=== What is asked ===
Read the data and repeat it in full, exactly.

=== Supplied data ===
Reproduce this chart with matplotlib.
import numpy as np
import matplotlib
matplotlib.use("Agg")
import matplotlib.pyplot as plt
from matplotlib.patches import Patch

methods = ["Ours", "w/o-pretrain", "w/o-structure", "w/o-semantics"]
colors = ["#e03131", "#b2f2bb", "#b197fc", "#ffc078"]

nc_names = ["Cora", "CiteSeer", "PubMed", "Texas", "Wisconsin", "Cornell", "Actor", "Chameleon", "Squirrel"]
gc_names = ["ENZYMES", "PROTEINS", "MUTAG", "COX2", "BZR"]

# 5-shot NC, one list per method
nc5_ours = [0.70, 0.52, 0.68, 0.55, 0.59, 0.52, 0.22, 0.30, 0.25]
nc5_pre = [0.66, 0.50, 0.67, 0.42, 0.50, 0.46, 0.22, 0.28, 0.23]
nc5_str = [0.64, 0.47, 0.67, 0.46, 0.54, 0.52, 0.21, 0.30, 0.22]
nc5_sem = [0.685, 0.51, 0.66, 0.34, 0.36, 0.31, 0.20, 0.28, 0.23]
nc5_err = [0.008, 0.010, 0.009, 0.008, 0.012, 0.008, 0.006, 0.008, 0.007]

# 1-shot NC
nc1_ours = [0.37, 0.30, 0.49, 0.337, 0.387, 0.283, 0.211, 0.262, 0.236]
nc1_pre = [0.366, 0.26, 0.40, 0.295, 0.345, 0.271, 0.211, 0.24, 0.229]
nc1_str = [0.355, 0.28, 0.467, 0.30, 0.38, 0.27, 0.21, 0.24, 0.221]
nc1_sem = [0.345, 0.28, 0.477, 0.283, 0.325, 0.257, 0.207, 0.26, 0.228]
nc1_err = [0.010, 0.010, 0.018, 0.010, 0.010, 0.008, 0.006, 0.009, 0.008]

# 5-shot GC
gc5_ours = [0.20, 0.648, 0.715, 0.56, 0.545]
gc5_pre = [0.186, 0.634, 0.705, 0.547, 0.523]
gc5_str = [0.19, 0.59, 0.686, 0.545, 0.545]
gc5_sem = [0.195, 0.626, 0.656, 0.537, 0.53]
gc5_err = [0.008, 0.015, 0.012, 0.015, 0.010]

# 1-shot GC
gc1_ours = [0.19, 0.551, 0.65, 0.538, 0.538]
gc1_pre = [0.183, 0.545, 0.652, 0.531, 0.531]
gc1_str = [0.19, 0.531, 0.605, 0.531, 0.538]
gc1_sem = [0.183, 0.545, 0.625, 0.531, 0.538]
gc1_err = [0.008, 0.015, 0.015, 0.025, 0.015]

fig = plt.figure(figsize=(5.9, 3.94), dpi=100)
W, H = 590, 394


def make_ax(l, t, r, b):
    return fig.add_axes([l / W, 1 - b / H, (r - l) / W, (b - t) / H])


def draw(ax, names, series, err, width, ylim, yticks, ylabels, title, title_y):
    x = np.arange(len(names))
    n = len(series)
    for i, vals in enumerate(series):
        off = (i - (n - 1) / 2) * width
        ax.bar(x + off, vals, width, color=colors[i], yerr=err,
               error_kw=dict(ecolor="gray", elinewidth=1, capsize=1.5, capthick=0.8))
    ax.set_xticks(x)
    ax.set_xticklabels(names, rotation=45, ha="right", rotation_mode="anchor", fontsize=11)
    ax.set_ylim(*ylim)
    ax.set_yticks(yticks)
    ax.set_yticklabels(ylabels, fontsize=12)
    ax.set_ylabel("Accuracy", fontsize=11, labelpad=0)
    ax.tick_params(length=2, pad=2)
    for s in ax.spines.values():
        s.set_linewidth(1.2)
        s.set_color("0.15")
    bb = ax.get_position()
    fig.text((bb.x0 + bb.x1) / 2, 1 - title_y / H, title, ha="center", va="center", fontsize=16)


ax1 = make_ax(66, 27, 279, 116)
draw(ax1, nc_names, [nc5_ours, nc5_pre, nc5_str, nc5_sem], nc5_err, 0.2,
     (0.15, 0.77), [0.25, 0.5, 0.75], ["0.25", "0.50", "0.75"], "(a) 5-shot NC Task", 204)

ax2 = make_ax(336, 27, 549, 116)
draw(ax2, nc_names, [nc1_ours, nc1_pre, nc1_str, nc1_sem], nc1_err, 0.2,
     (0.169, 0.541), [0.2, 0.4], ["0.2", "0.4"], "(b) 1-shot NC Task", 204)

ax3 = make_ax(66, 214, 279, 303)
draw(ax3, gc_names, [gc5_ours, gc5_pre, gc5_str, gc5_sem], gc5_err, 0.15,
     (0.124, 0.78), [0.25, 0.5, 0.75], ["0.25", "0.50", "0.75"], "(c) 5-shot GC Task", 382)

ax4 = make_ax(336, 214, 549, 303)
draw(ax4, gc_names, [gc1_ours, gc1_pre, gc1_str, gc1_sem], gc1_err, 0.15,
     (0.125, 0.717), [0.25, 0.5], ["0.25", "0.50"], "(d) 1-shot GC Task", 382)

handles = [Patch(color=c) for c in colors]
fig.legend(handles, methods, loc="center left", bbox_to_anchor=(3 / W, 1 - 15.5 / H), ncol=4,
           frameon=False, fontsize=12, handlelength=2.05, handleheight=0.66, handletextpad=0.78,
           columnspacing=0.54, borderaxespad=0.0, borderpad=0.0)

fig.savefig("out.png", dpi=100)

=== Correct result ===
Reproduce this chart with matplotlib.
import numpy as np
import matplotlib
matplotlib.use("Agg")
import matplotlib.pyplot as plt
from matplotlib.patches import Patch

methods = ["Ours", "w/o-pretrain", "w/o-structure", "w/o-semantics"]
colors = ["#e03131", "#b2f2bb", "#b197fc", "#ffc078"]

nc_names = ["Cora", "CiteSeer", "PubMed", "Texas", "Wisconsin", "Cornell", "Actor", "Chameleon", "Squirrel"]
gc_names = ["ENZYMES", "PROTEINS", "MUTAG", "COX2", "BZR"]

# 5-shot NC, one list per method
nc5_ours = [0.70, 0.52, 0.68, 0.55, 0.59, 0.52, 0.22, 0.30, 0.25]
nc5_pre = [0.66, 0.50, 0.67, 0.42, 0.50, 0.46, 0.22, 0.28, 0.23]
nc5_str = [0.64, 0.47, 0.67, 0.46, 0.54, 0.52, 0.21, 0.30, 0.22]
nc5_sem = [0.685, 0.51, 0.66, 0.34, 0.36, 0.31, 0.20, 0.28, 0.23]
nc5_err = [0.008, 0.010, 0.009, 0.008, 0.012, 0.008, 0.006, 0.008, 0.007]

# 1-shot NC
nc1_ours = [0.37, 0.30, 0.49, 0.337, 0.387, 0.283, 0.211, 0.262, 0.236]
nc1_pre = [0.366, 0.26, 0.40, 0.295, 0.345, 0.271, 0.211, 0.24, 0.229]
nc1_str = [0.355, 0.28, 0.467, 0.30, 0.38, 0.27, 0.21, 0.24, 0.221]
nc1_sem = [0.345, 0.28, 0.477, 0.283, 0.325, 0.257, 0.207, 0.26, 0.228]
nc1_err = [0.010, 0.010, 0.018, 0.010, 0.010, 0.008, 0.006, 0.009, 0.008]

# 5-shot GC
gc5_ours = [0.20, 0.648, 0.715, 0.56, 0.545]
gc5_pre = [0.186, 0.634, 0.705, 0.547, 0.523]
gc5_str = [0.19, 0.59, 0.686, 0.545, 0.545]
gc5_sem = [0.195, 0.626, 0.656, 0.537, 0.53]
gc5_err = [0.008, 0.015, 0.012, 0.015, 0.010]

# 1-shot GC
gc1_ours = [0.19, 0.551, 0.65, 0.538, 0.538]
gc1_pre = [0.183, 0.545, 0.652, 0.531, 0.531]
gc1_str = [0.19, 0.531, 0.605, 0.531, 0.538]
gc1_sem = [0.183, 0.545, 0.625, 0.531, 0.538]
gc1_err = [0.008, 0.015, 0.015, 0.025, 0.015]

fig = plt.figure(figsize=(5.9, 3.94), dpi=100)
W, H = 590, 394


def make_ax(l, t, r, b):
    return fig.add_axes([l / W, 1 - b / H, (r - l) / W, (b - t) / H])


def draw(ax, names, series, err, width, ylim, yticks, ylabels, title, title_y):
    x = np.arange(len(names))
    n = len(series)
    for i, vals in enumerate(series):
        off = (i - (n - 1) / 2) * width
        ax.bar(x + off, vals, width, color=colors[i], yerr=err,
               error_kw=dict(ecolor="gray", elinewidth=1, capsize=1.5, capthick=0.8))
    ax.set_xticks(x)
    ax.set_xticklabels(names, rotation=45, ha="right", rotation_mode="anchor", fontsize=11)
    ax.set_ylim(*ylim)
    ax.set_yticks(yticks)
    ax.set_yticklabels(ylabels, fontsize=12)
    ax.set_ylabel("Accuracy", fontsize=11, labelpad=0)
    ax.tick_params(length=2, pad=2)
    for s in ax.spines.values():
        s.set_linewidth(1.2)
        s.set_color("0.15")
    bb = ax.get_position()
    fig.text((bb.x0 + bb.x1) / 2, 1 - title_y / H, title, ha="center", va="center", fontsize=16)


ax1 = make_ax(66, 27, 279, 116)
draw(ax1, nc_names, [nc5_ours, nc5_pre, nc5_str, nc5_sem], nc5_err, 0.2,
     (0.15, 0.77), [0.25, 0.5, 0.75], ["0.25", "0.50", "0.75"], "(a) 5-shot NC Task", 204)

ax2 = make_ax(336, 27, 549, 116)
draw(ax2, nc_names, [nc1_ours, nc1_pre, nc1_str, nc1_sem], nc1_err, 0.2,
     (0.169, 0.541), [0.2, 0.4], ["0.2", "0.4"], "(b) 1-shot NC Task", 204)

ax3 = make_ax(66, 214, 279, 303)
draw(ax3, gc_names, [gc5_ours, gc5_pre, gc5_str, gc5_sem], gc5_err, 0.15,
     (0.124, 0.78), [0.25, 0.5, 0.75], ["0.25", "0.50", "0.75"], "(c) 5-shot GC Task", 382)

ax4 = make_ax(336, 214, 549, 303)
draw(ax4, gc_names, [gc1_ours, gc1_pre, gc1_str, gc1_sem], gc1_err, 0.15,
     (0.125, 0.717), [0.25, 0.5], ["0.25", "0.50"], "(d) 1-shot GC Task", 382)

handles = [Patch(color=c) for c in colors]
fig.legend(handles, methods, loc="center left", bbox_to_anchor=(3 / W, 1 - 15.5 / H), ncol=4,
           frameon=False, fontsize=12, handlelength=2.05, handleheight=0.66, handletextpad=0.78,
           columnspacing=0.54, borderaxespad=0.0, borderpad=0.0)

fig.savefig("out.png", dpi=100)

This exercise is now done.